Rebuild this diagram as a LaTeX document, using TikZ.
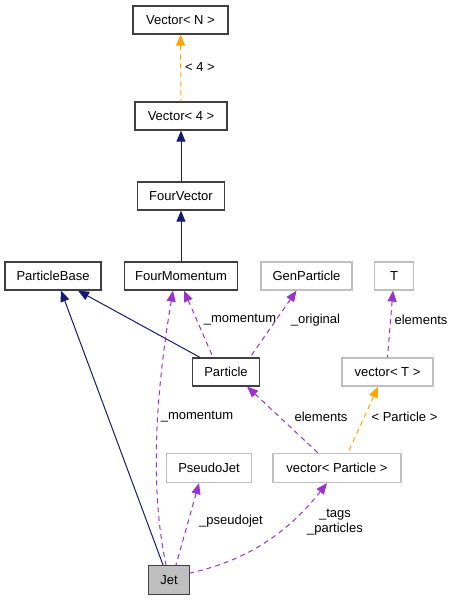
\documentclass[tikz,border=0pt]{standalone}
\usepackage{fontspec}
\setmainfont{Liberation Sans}
\usetikzlibrary{arrows.meta}
\definecolor{navy}{HTML}{191970}
\definecolor{orch}{HTML}{9A32CD}
\definecolor{orng}{HTML}{FFA500}
\definecolor{boxg}{HTML}{BFBFBF}
\definecolor{boxk}{HTML}{404040}
\begin{document}
\begin{tikzpicture}[x=1pt,y=-1pt,
  font=\fontsize{13}{15.5}\selectfont,
  cls/.style={draw=boxk,line width=1.2pt,fill=white,minimum height=28pt,inner sep=0pt},
  ext/.style={cls,draw=boxg},
  inh/.style={draw=navy,line width=1pt,{Triangle[length=11pt,width=9pt]}-},
  use/.style={draw=orch,line width=1pt,dash pattern=on 5pt off 4pt,{Triangle[length=11pt,width=9pt]}-},
  tpl/.style={draw=orng,line width=1pt,dash pattern=on 5pt off 4pt,{Triangle[length=11pt,width=9pt]}-},
  lbl/.style={inner sep=0pt}]
\useasboundingbox (0,0) rectangle (453,600);
% nodes
\node[cls,minimum width=95pt] (VN) at (180.5,20) {Vector< N >};
\node[cls,minimum width=92pt] (V4) at (181,116) {Vector< 4 >};
\node[cls,minimum width=87pt] (FV) at (181,196) {FourVector};
\node[cls,minimum width=113pt] (FM) at (181,276) {FourMomentum};
\node[cls,minimum width=96pt] (PB) at (53,276) {ParticleBase};
\node[ext,minimum width=91pt] (GP) at (306.5,276) {GenParticle};
\node[ext,minimum width=39pt] (T) at (394,276) {T};
\node[cls,minimum width=67pt] (P) at (226,372) {Particle};
\node[ext,minimum width=91pt] (VT) at (387.5,372) {vector< T >};
\node[ext,minimum width=85pt,minimum height=29pt] (PJ) at (209,468) {PseudoJet};
\node[ext,minimum width=128pt,minimum height=29pt] (VP) at (337,468) {vector< Particle >};
\node[cls,fill=boxg,minimum width=41pt,minimum height=29pt] (Jet) at (169,580) {Jet};
% edges
\draw[tpl] (VN.south) -- (V4.north);
\draw[inh] (V4.south) -- (FV.north);
\draw[inh] (FV.south) -- (FM.north);
\draw[inh] ([xshift=25pt]PB.south) -- ([xshift=-26pt]P.north);
\draw[inh] ([xshift=8pt]PB.south) -- ([xshift=-6pt]Jet.north);
\draw[use] ([xshift=3pt]FM.south) -- ([xshift=-13pt]P.north);
\draw[use] ([xshift=-10pt]GP.south) -- ([xshift=24pt]P.north);
\draw[use] ([xshift=-8pt]FM.south) .. controls (158,380) and (148,480) .. ([xshift=-3pt]Jet.north);
\draw[use] ([xshift=-1pt]T.south) -- ([xshift=0pt]VT.north);
\draw[use] ([xshift=-13pt]P.south east) -- ([xshift=-19pt]VP.north);
\draw[tpl] ([xshift=-9.5pt]VT.south) -- ([xshift=11pt]VP.north);
\draw[use] ([xshift=-10pt]PJ.south) -- ([xshift=7pt]Jet.north);
\draw[use] ([xshift=-10pt]VP.south) .. controls (290,530) and (250,560) .. ([yshift=7pt]Jet.east);
% labels
\node[lbl] (l1) at (200,67) {< 4 >};
\node[lbl] (l2) at (240,320) {\_momentum};
\node[lbl] (l3) at (315.5,320) {\_original};
\node[lbl] (l4) at (421,320) {elements};
\node[lbl] (l5) at (197,417) {\_momentum};
\node[lbl] (l6) at (321,417) {elements};
\node[lbl] (l7) at (404.5,417) {< Particle >};
\node[lbl] (l8) at (231,521) {\_pseudojet};
\node[lbl,align=center] (l9) at (335,522) {\_tags\\\_particles};
\end{tikzpicture}
\end{document}
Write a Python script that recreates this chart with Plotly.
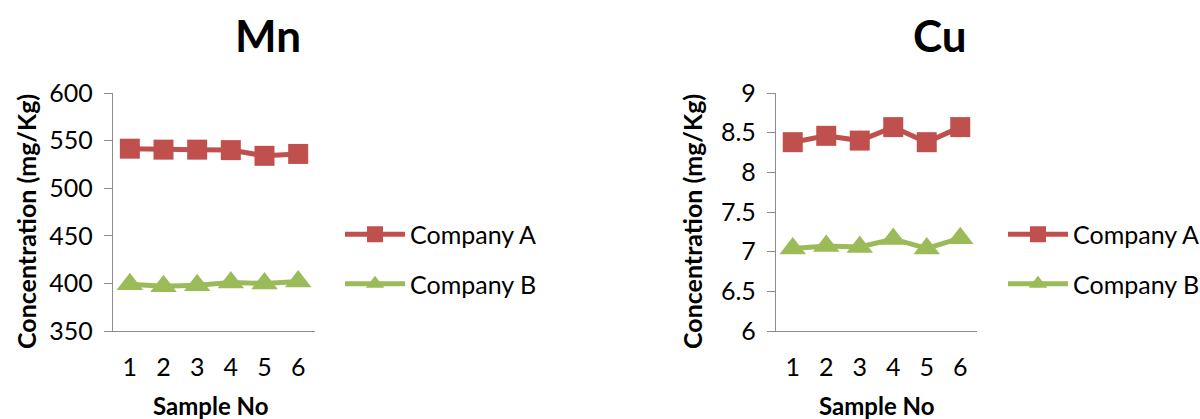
import plotly.graph_objects as go

samples = [1, 2, 3, 4, 5, 6]
mn_company_a = [541.5, 540.5, 540.5, 540, 534, 536]
mn_company_b = [399, 397, 398, 401, 400, 402]
cu_company_a = [8.38, 8.46, 8.40, 8.57, 8.38, 8.57]
cu_company_b = [7.04, 7.07, 7.06, 7.16, 7.04, 7.17]

RED = "#C0504D"
GREEN = "#9BBB59"
FONT = "Lato, 'Open Sans', sans-serif"

fig = go.Figure()

def add_pair(a_vals, b_vals, xa, ya, legend):
    fig.add_trace(go.Scatter(
        x=samples, y=a_vals, name="Company A", mode="lines+markers",
        line=dict(color=RED, width=5),
        marker=dict(symbol="square", size=20, color=RED),
        xaxis=xa, yaxis=ya, legend=legend, legendgroup=legend + "a"))
    fig.add_trace(go.Scatter(
        x=samples, y=b_vals, name="Company B", mode="lines+markers",
        line=dict(color=GREEN, width=5),
        marker=dict(symbol="triangle-up", size=23, color=GREEN),
        xaxis=xa, yaxis=ya, legend=legend, legendgroup=legend + "b"))

add_pair(mn_company_a, mn_company_b, "x", "y", "legend")
add_pair(cu_company_a, cu_company_b, "x2", "y2", "legend2")

ydom = [1 - 331 / 419, 1 - 93 / 419]

xcommon = dict(
    type="linear", range=[0.5, 6.5], tickvals=samples, showgrid=False,
    showline=True, linecolor="#8c8c8c", linewidth=1.3, zeroline=False,
    ticks="", tickfont=dict(size=25, color="black", family=FONT),
    ticklabelstandoff=14, automargin=False,
)
ycommon = dict(
    showgrid=False, showline=True, linecolor="#8c8c8c", linewidth=1.3,
    zeroline=False, ticks="outside", ticklen=8, tickcolor="#8c8c8c",
    tickfont=dict(size=25, color="black", family=FONT),
    ticklabelstandoff=6, automargin=False,
)

legend_common = dict(
    font=dict(size=25, color="black", family=FONT),
    bgcolor="rgba(0,0,0,0)", tracegroupgap=14, itemwidth=60,
    xanchor="left", yanchor="middle",
)

fig.update_layout(
    width=1200, height=419, autosize=False,
    margin=dict(l=0, r=0, t=0, b=0, pad=0, autoexpand=False),
    paper_bgcolor="white", plot_bgcolor="white",
    font=dict(family=FONT, color="black"),
    xaxis=dict(domain=[113 / 1200, 315 / 1200], anchor="y", **xcommon),
    yaxis=dict(domain=ydom, anchor="x", range=[350, 600], dtick=50, **ycommon),
    xaxis2=dict(domain=[776 / 1200, 977 / 1200], anchor="y2", **xcommon),
    yaxis2=dict(domain=ydom, anchor="x2", range=[6, 9], dtick=0.5, **ycommon),
    legend=dict(x=340 / 1200, y=1 - 259 / 419, **legend_common),
    legend2=dict(x=1003 / 1200, y=1 - 259 / 419, **legend_common),
    showlegend=True,
)

annotations = [
    dict(text="<b>Mn</b>", x=268, y=35, size=44),
    dict(text="<b>Cu</b>", x=940, y=35, size=44),
    dict(text="<b>Sample No</b>", x=210, y=405, size=24),
    dict(text="<b>Sample No</b>", x=876, y=405, size=24),
]
for a in annotations:
    fig.add_annotation(
        text=a["text"], x=a["x"] / 1200, y=1 - a["y"] / 419,
        xref="paper", yref="paper", showarrow=False,
        xanchor="center", yanchor="middle",
        font=dict(size=a["size"], color="black", family=FONT))

for xpos in (26, 692):
    fig.add_annotation(
        text="<b>Concentration (mg/Kg)</b>", x=xpos / 1200, y=1 - 222 / 419,
        xref="paper", yref="paper", showarrow=False, textangle=-90,
        xanchor="center", yanchor="middle",
        font=dict(size=25, color="black", family=FONT))

fig.write_html("out.html")
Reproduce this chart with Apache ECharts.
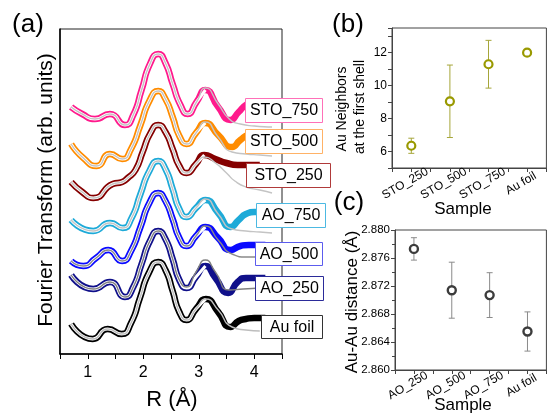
<!DOCTYPE html>
<html>
<head>
<meta charset="utf-8">
<title>EXAFS</title>
<script src="https://cdn.jsdelivr.net/npm/echarts@6/dist/echarts.min.js"></script>
<style>
  html, body { margin: 0; padding: 0; background: #fff; }
  #main { width: 549px; height: 413px; }
</style>
</head>
<body>
<div id="main"></div>
<script type="text/javascript">
var FONT = 'Liberation Sans, Arial, sans-serif';

// (a) FT magnitude, [R (A), arb. units], curves stacked with offsets as in the figure
var sto750 = [[0.7,247],[0.9,240],[1.13,235],[1.4,240],[1.67,229],[1.82,239],[1.97,264],[2.12,290],[2.27,300],[2.4,291],[2.53,270],[2.67,249],[2.8,240],[2.96,252],[3.12,264],[3.35,247],[3.57,234],[3.72,242],[3.85,249],[4.0,252],[4.2,252]];
var sto750Fit = [[3.12,266],[3.35,250],[3.55,235],[3.75,230],[4.0,228],[4.32,227]];
var sto500 = [[0.7,210],[0.92,196],[1.16,188],[1.4,200],[1.62,195],[1.78,205],[1.95,229],[2.11,253],[2.27,263],[2.4,255],[2.53,237],[2.65,218],[2.78,210],[2.95,221],[3.12,231],[3.35,219],[3.6,207],[3.75,214],[3.9,219],[4.05,220],[4.2,220]];
var sto500Fit = [[3.12,232],[3.35,217],[3.6,202],[3.85,200],[4.1,199],[4.32,198]];
var sto250 = [[0.7,172],[0.9,162],[1.1,156],[1.45,170],[1.62,172],[1.72,176],[1.86,184],[1.99,202],[2.13,221],[2.27,229],[2.4,222],[2.53,205],[2.65,188],[2.78,181],[2.95,190],[3.1,199],[3.3,195],[3.5,191],[3.7,189],[3.9,189],[4.1,189]];
var sto250Fit = [[3.1,197],[3.3,191],[3.5,181],[3.65,173],[3.85,167],[4.1,164],[4.32,161]];
var ao750 = [[0.7,134],[1.1,123],[1.4,131],[1.63,126],[1.79,136],[1.95,160],[2.11,183],[2.27,193],[2.4,185],[2.53,165],[2.65,145],[2.78,137],[2.95,146],[3.12,154],[3.35,141],[3.57,127],[3.72,134],[3.85,140],[4.0,142],[4.2,142]];
var ao750Fit = [[3.12,155],[3.35,140],[3.6,125],[3.85,123],[4.1,122],[4.32,121]];
var ao500 = [[0.7,93],[0.92,88],[1.15,96],[1.37,104],[1.62,93],[1.78,103],[1.95,127],[2.11,151],[2.27,161],[2.4,153],[2.53,135],[2.65,116],[2.78,108],[2.95,118],[3.12,127],[3.35,116],[3.57,104],[3.75,108],[3.9,109],[4.05,109],[4.2,109]];
var ao500Fit = [[3.12,128],[3.35,114],[3.6,100],[3.85,97],[4.1,97]];
var ao250 = [[0.7,79],[1.1,65],[1.4,72],[1.67,57],[1.82,67],[1.97,90],[2.12,113],[2.27,123],[2.4,115],[2.53,95],[2.65,74],[2.78,66],[2.95,77],[3.12,88],[3.3,76],[3.53,61],[3.7,72],[3.85,76],[4.0,76],[4.2,76]];
var ao250Fit = [[2.78,67],[2.95,82],[3.12,94],[3.3,82],[3.55,64],[3.8,65],[4.1,66]];
var auFoil = [[0.7,30],[1.09,15],[1.36,25],[1.61,20],[1.78,31],[1.94,56],[2.1,81],[2.27,92],[2.4,84],[2.53,63],[2.65,42],[2.78,34],[2.95,45],[3.13,55],[3.35,42],[3.57,27],[3.72,33],[3.85,35],[4.0,36],[4.2,36]];
var auFoilFit = [[3.13,55],[3.35,44],[3.6,27],[3.85,24],[4.1,23]];

// (b) coordination number
var catsB = ['STO_250', 'STO_500', 'STO_750', 'Au foil'];
var cnB = [6.35, 9.05, 11.3, 12.0];
var cnErr = [0.46, 2.2, 1.45, 0];

// (c) Au-Au distance
var catsC = ['AO_250', 'AO_500', 'AO_750', 'Au foil'];
var distC = [2.8773, 2.8714, 2.8707, 2.8655];
var distErr = [0.0016, 0.0040, 0.0032, 0.0028];

var curves = [
    {name: 'STO_750', data: sto750, fit: sto750Fit, color: '#ff1a8c', fitColor: '#c4c4c4'},
    {name: 'STO_500', data: sto500, fit: sto500Fit, color: '#ff8c00', fitColor: '#c4c4c4'},
    {name: 'STO_250', data: sto250, fit: sto250Fit, color: '#850000', fitColor: '#c4c4c4'},
    {name: 'AO_750', data: ao750, fit: ao750Fit, color: '#1eaad8', fitColor: '#c4c4c4'},
    {name: 'AO_500', data: ao500, fit: ao500Fit, color: '#0a0aff', fitColor: '#8a8a8a'},
    {name: 'AO_250', data: ao250, fit: ao250Fit, color: '#10108a', fitColor: '#808080'},
    {name: 'Au foil', data: auFoil, fit: auFoilFit, color: '#000000', fitColor: '#bdbdbd'}
];

// label boxes next to the curves
var boxes = [
    {t: 'STO_750', x: 245, y: 98, w: 77, h: 24, c: '#ff70b8'},
    {t: 'STO_500', x: 245, y: 129, w: 77, h: 24, c: '#ffb266'},
    {t: 'STO_250', x: 246, y: 163, w: 84, h: 24, c: '#b03a3a'},
    {t: 'AO_750', x: 256, y: 203, w: 69, h: 24, c: '#4cb9e2'},
    {t: 'AO_500', x: 255, y: 242, w: 67, h: 23, c: '#5c5cee'},
    {t: 'AO_250', x: 255, y: 276, w: 68, h: 24, c: '#2b2b99'},
    {t: 'Au foil', x: 261, y: 315, w: 61, h: 23, c: '#333333'}
];

var series = [];
curves.forEach(function (c) {
    var cut = c.fit[0][0];
    var fitFull = c.data.filter(function (p) { return p[0] < cut; }).concat(c.fit);
    series.push({type: 'line', xAxisIndex: 0, yAxisIndex: 0, data: c.data, smooth: 0.6,
        symbol: 'none', lineStyle: {color: c.color, width: 6.5}, z: 2});
    series.push({type: 'line', xAxisIndex: 0, yAxisIndex: 0,
        data: c.data.filter(function (p) { return p[0] <= 3.13; }), smooth: 0.6,
        symbol: 'none', lineStyle: {color: '#ffffff', width: 3}, z: 3});
    series.push({type: 'line', xAxisIndex: 0, yAxisIndex: 0, data: fitFull, smooth: 0.6,
        symbol: 'none', lineStyle: {color: c.fitColor, width: 1.4}, z: 4});
});

function errBars(color) {
    return function (params, api) {
        var x = api.value(0);
        var top = api.coord([x, api.value(2)]);
        var bot = api.coord([x, api.value(1)]);
        var w = 3;
        var st = {stroke: color, lineWidth: 1};
        return {type: 'group', children: [
            {type: 'line', shape: {x1: top[0], y1: top[1], x2: bot[0], y2: bot[1]}, style: st},
            {type: 'line', shape: {x1: top[0] - w, y1: top[1], x2: top[0] + w, y2: top[1]}, style: st},
            {type: 'line', shape: {x1: bot[0] - w, y1: bot[1], x2: bot[0] + w, y2: bot[1]}, style: st}
        ]};
    };
}

var errB = cnB.map(function (v, i) { return [i, v - cnErr[i], v + cnErr[i]]; })
    .filter(function (d) { return d[2] > d[1]; });
var errC = distC.map(function (v, i) { return [i, v - distErr[i], v + distErr[i]]; });

series.push({type: 'custom', xAxisIndex: 1, yAxisIndex: 1, data: errB,
    encode: {x: 0, y: [1, 2]}, renderItem: errBars('#a6a63a'), z: 2});
series.push({type: 'scatter', xAxisIndex: 1, yAxisIndex: 1,
    data: cnB.map(function (v, i) { return [i, v]; }),
    symbol: 'circle', symbolSize: 8,
    itemStyle: {color: '#ffffff', borderColor: '#999900', borderWidth: 2.2, opacity: 1}, z: 3});
series.push({type: 'custom', xAxisIndex: 2, yAxisIndex: 2, data: errC,
    encode: {x: 0, y: [1, 2]}, renderItem: errBars('#8a8a8a'), z: 2});
series.push({type: 'scatter', xAxisIndex: 2, yAxisIndex: 2,
    data: distC.map(function (v, i) { return [i, v]; }),
    symbol: 'circle', symbolSize: 8,
    itemStyle: {color: '#ffffff', borderColor: '#3c3c3c', borderWidth: 2.4, opacity: 1}, z: 3});

function catAxis(idx, cats) {
    return {
        type: 'value', gridIndex: idx, min: -0.5, max: 3.5, interval: 0.5,
        axisLine: {onZero: false, lineStyle: {color: '#444', width: 1}},
        axisTick: {length: 4, lineStyle: {color: '#444'}},
        splitLine: {show: false},
        axisLabel: {
            rotate: 30, align: 'center', verticalAlign: 'middle', margin: 12,
            padding: [0, 14, 0, 0], fontSize: 12, fontFamily: FONT, color: '#000',
            showMinLabel: true, showMaxLabel: true,
            formatter: function (v) { return Number.isInteger(v) ? cats[v] : ''; }
        }
    };
}

var text = function (s, x, y, size, rot) {
    return {type: 'text', x: x, y: y, rotation: rot || 0, z: 100,
        style: {text: s, font: size + 'px ' + FONT, fill: '#000', align: 'center', verticalAlign: 'middle'}};
};

var graphics = [
    text('(a)', 28, 25, 26),
    text('Fourier Transform (arb. units)', 46, 190, 21, Math.PI / 2),
    text('R (\u00c5)', 172, 400, 22),
    text('(b)', 348, 25, 26),
    text('Au Neighbors', 342, 109, 14, Math.PI / 2),
    text('at the first shell', 360, 107, 14, Math.PI / 2),
    text('Sample', 463, 209, 17),
    text('(c)', 349, 203, 26),
    text('Au-Au distance (\u00c5)', 352, 302, 17, Math.PI / 2),
    text('Sample', 463, 405, 17)
];
boxes.forEach(function (b) {
    graphics.push({type: 'rect', z: 100, shape: {x: b.x + 0.5, y: b.y + 0.5, width: b.w, height: b.h},
        style: {fill: '#fff', stroke: b.c, lineWidth: 1}});
    graphics.push({type: 'text', z: 101, x: b.x + b.w / 2 + 0.5, y: b.y + b.h / 2 + 1,
        style: {text: b.t, font: '16px ' + FONT, fill: '#000', align: 'center', verticalAlign: 'middle'}});
});

var chart = echarts.init(document.getElementById('main'));
chart.setOption({
    animation: false,
    backgroundColor: '#fff',
    grid: [
        {left: 60, top: 29, width: 222, height: 325, show: true, borderColor: '#222', borderWidth: 1},
        {left: 392, top: 28, width: 160, height: 140, show: true, borderColor: '#444', borderWidth: 1},
        {left: 395, top: 230, width: 160, height: 140, show: true, borderColor: '#444', borderWidth: 1}
    ],
    xAxis: [
        {
            type: 'value', gridIndex: 0, min: 0.5, max: 4.5, interval: 0.5,
            axisLine: {onZero: false, lineStyle: {color: '#000', width: 1.5}},
            axisTick: {length: 5, lineStyle: {color: '#000'}},
            splitLine: {show: false},
            axisLabel: {
                margin: 11, fontSize: 16, fontFamily: FONT, color: '#000',
                formatter: function (v) { return Number.isInteger(v) ? String(v) : ''; }
            }
        },
        catAxis(1, catsB),
        catAxis(2, catsC)
    ],
    yAxis: [
        {
            type: 'value', gridIndex: 0, min: 0, max: 325,
            axisLine: {show: true, onZero: false, lineStyle: {color: '#000', width: 1.5}},
            axisTick: {show: false}, axisLabel: {show: false}, splitLine: {show: false}
        },
        {
            type: 'value', gridIndex: 1, min: 5, max: 13.5, interval: 1,
            axisLine: {show: true, onZero: false, lineStyle: {color: '#444'}},
            axisTick: {show: true, length: 4, lineStyle: {color: '#444'}},
            splitLine: {show: false},
            axisLabel: {
                margin: 5, fontSize: 12, fontFamily: FONT, color: '#000',
                formatter: function (v) { return (v % 2 === 0) ? String(v) : ''; }
            }
        },
        {
            type: 'value', gridIndex: 2, min: 2.86, max: 2.88, interval: 0.004,
            axisLine: {show: true, onZero: false, lineStyle: {color: '#444'}},
            axisTick: {show: true, length: 4, lineStyle: {color: '#444'}},
            minorTick: {show: true, splitNumber: 2, length: 3, lineStyle: {color: '#444'}},
            splitLine: {show: false},
            axisLabel: {
                margin: 5, fontSize: 11.5, fontFamily: FONT, color: '#000',
                formatter: function (v) { return v.toFixed(3); }
            }
        }
    ],
    graphic: graphics,
    series: series
});
</script>
</body>
</html>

§ **Set problem**
From the listing above, restate verbatim the lines running from the one with "Write a Python" through the one with "fig = go.Figure()", inclusive, but not the pictures.

§ **Worked solution**
Write a Python script that recreates this chart with Plotly.
import plotly.graph_objects as go

samples = [1, 2, 3, 4, 5, 6]
mn_company_a = [541.5, 540.5, 540.5, 540, 534, 536]
mn_company_b = [399, 397, 398, 401, 400, 402]
cu_company_a = [8.38, 8.46, 8.40, 8.57, 8.38, 8.57]
cu_company_b = [7.04, 7.07, 7.06, 7.16, 7.04, 7.17]

RED = "#C0504D"
GREEN = "#9BBB59"
FONT = "Lato, 'Open Sans', sans-serif"

fig = go.Figure()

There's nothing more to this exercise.